Single Christians Are Increasingly Celibate

Single Christians Are Increasingly Celibate 2021-11-26T09:22:57-05:00

 

Reversing a previous trend, single Christians between 18 and 35 are increasingly obeying the Bible when it comes to pre-marital sex.

Such is the finding of Lyman Stone, a researcher with the Institute of Family Studies (and a Missouri Synod Lutheran).   In a study of sexual activity among young adults under 35, he found that the percentage that said they had not had sex in the previous year shot up from 8% in 2008 to 21% in 2021.  Some of that can be accounted for by the decline of marriage rates, since married couples have much more sex than the unmarried do.  Among singles, the abstinence numbers have risen from 20% to 30%.

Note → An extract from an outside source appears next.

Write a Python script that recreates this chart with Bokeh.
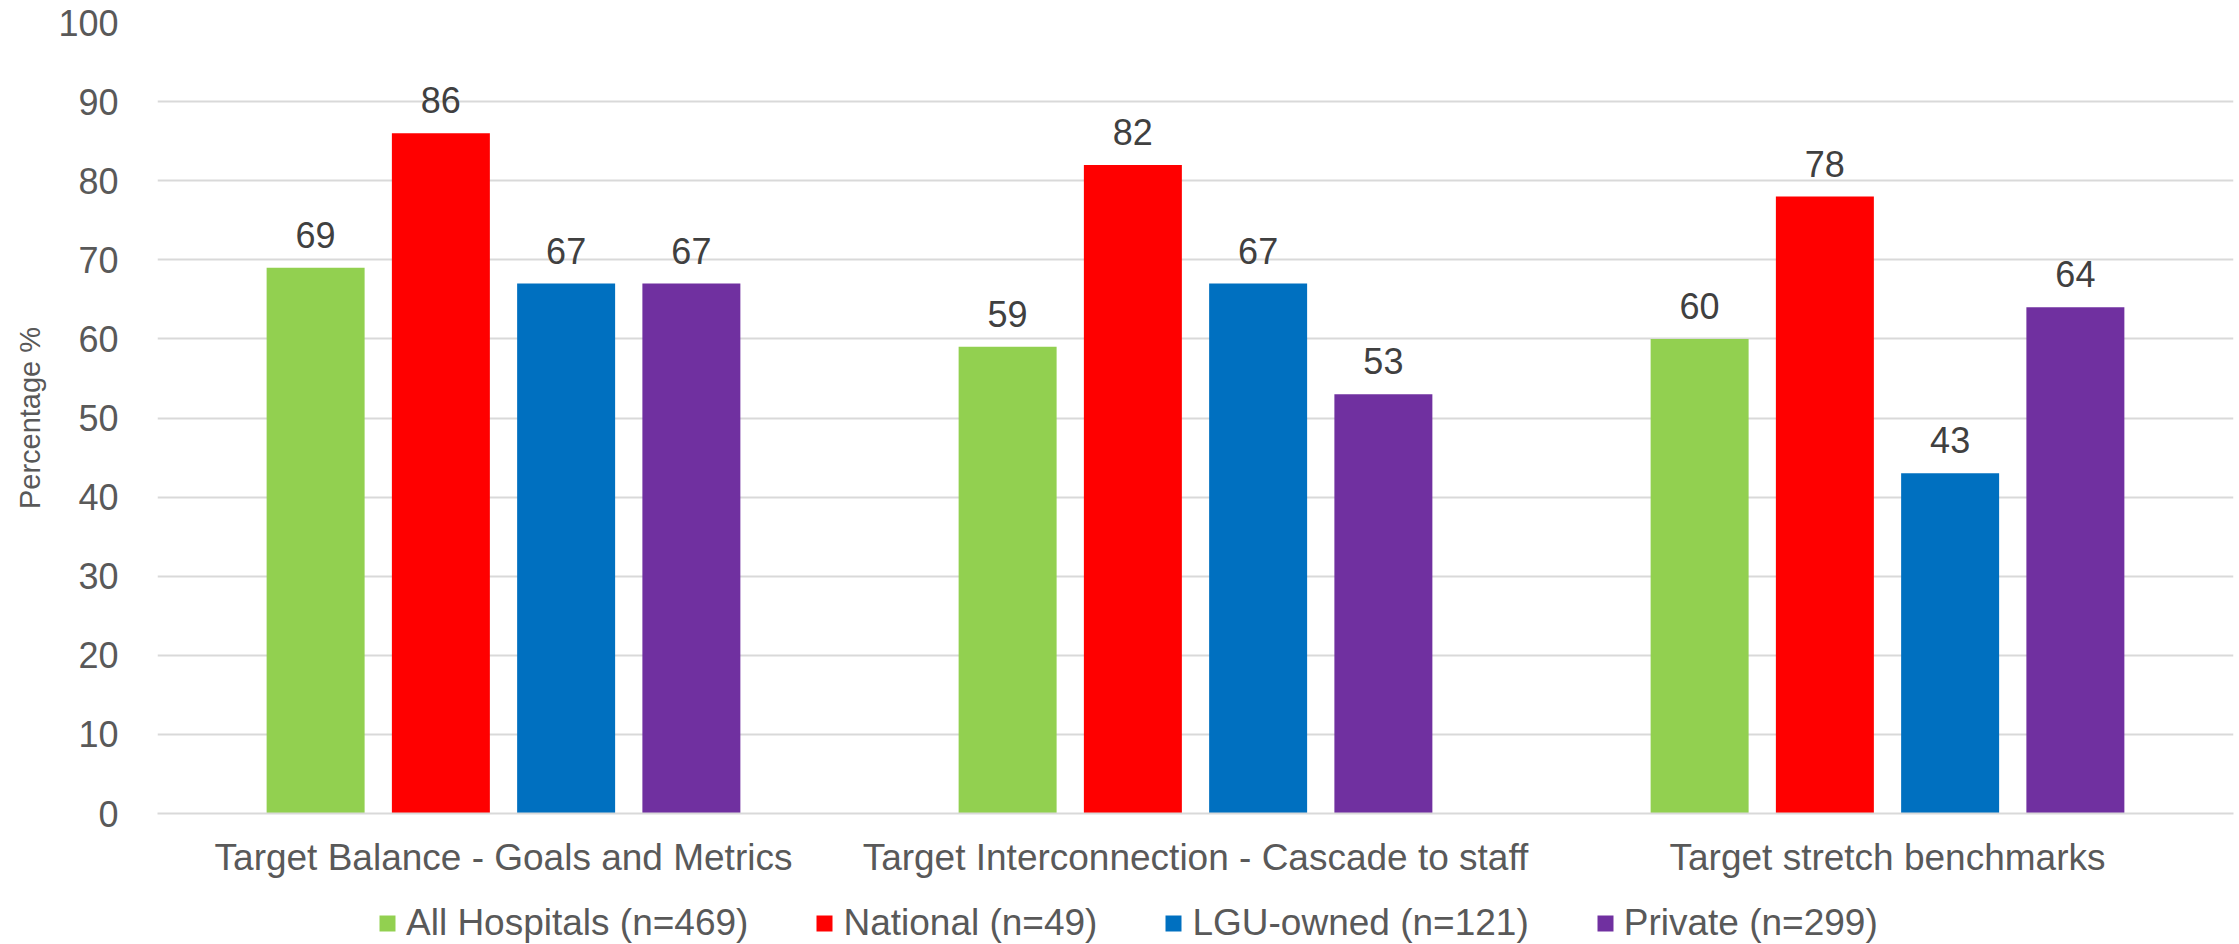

What accounts for this?  It isn’t that pornography is replacing actual sex.  Stone finds–surprisingly–little correlation.  The biggest factor seems to be religious commitment.  Back in 2008, among single young adults who attend religious services at least once a month, only 20% said that they did not have sex during the previous year, about the same as their non-religious peers.  But as of 2021, the percentage of church-going single Christians who abstain from premarital sex shot up to 60%.

In an article that he wrote for Christianity Today discussing the findings, Stone says that two factors might explain this increased fidelity to Christian sexual ethics.  Since the percentage of young adults who go to church has been declining–from over 30% in the 1990s to under 20% today–it could be that those who are sexually active are leaving the church.  That no doubt happens, says Stone, but the drop in church attendance has been gradual and does not correlate with the shift on sexual behavior since 2008.  Since then, he says, there has been hardly any change in the “religiosity” of this demographic.

Coupled with evidence from the study showing a similar correlation with those who believe pre-marital sex to be immoral and their actual behavior, Stone concludes that “a key part of this story of changing sexual behavior in America is a change among religious people, or others, who believe premarital sex is wrong. Increasingly, religious young adults are ‘practicing what they preach,’ adopting a distinctive set of sexual behaviors.”

That is to say, they are practicing what their pastors preach , or what the Bible preaches.

The next question, though, is why are so many of them now taking Christian sexual ethics seriously, in a way that they did not in 2008?

I suppose over those 13 years we have some different generational factors.  Has the church suddenly started doing something right in its catechesis and moral formation?  Are today’s Christians millennials more devout or more morally savvy–perhaps as the fruit of experience–than their peers in 2008?

I’d like to see some research about that.  Any ideas?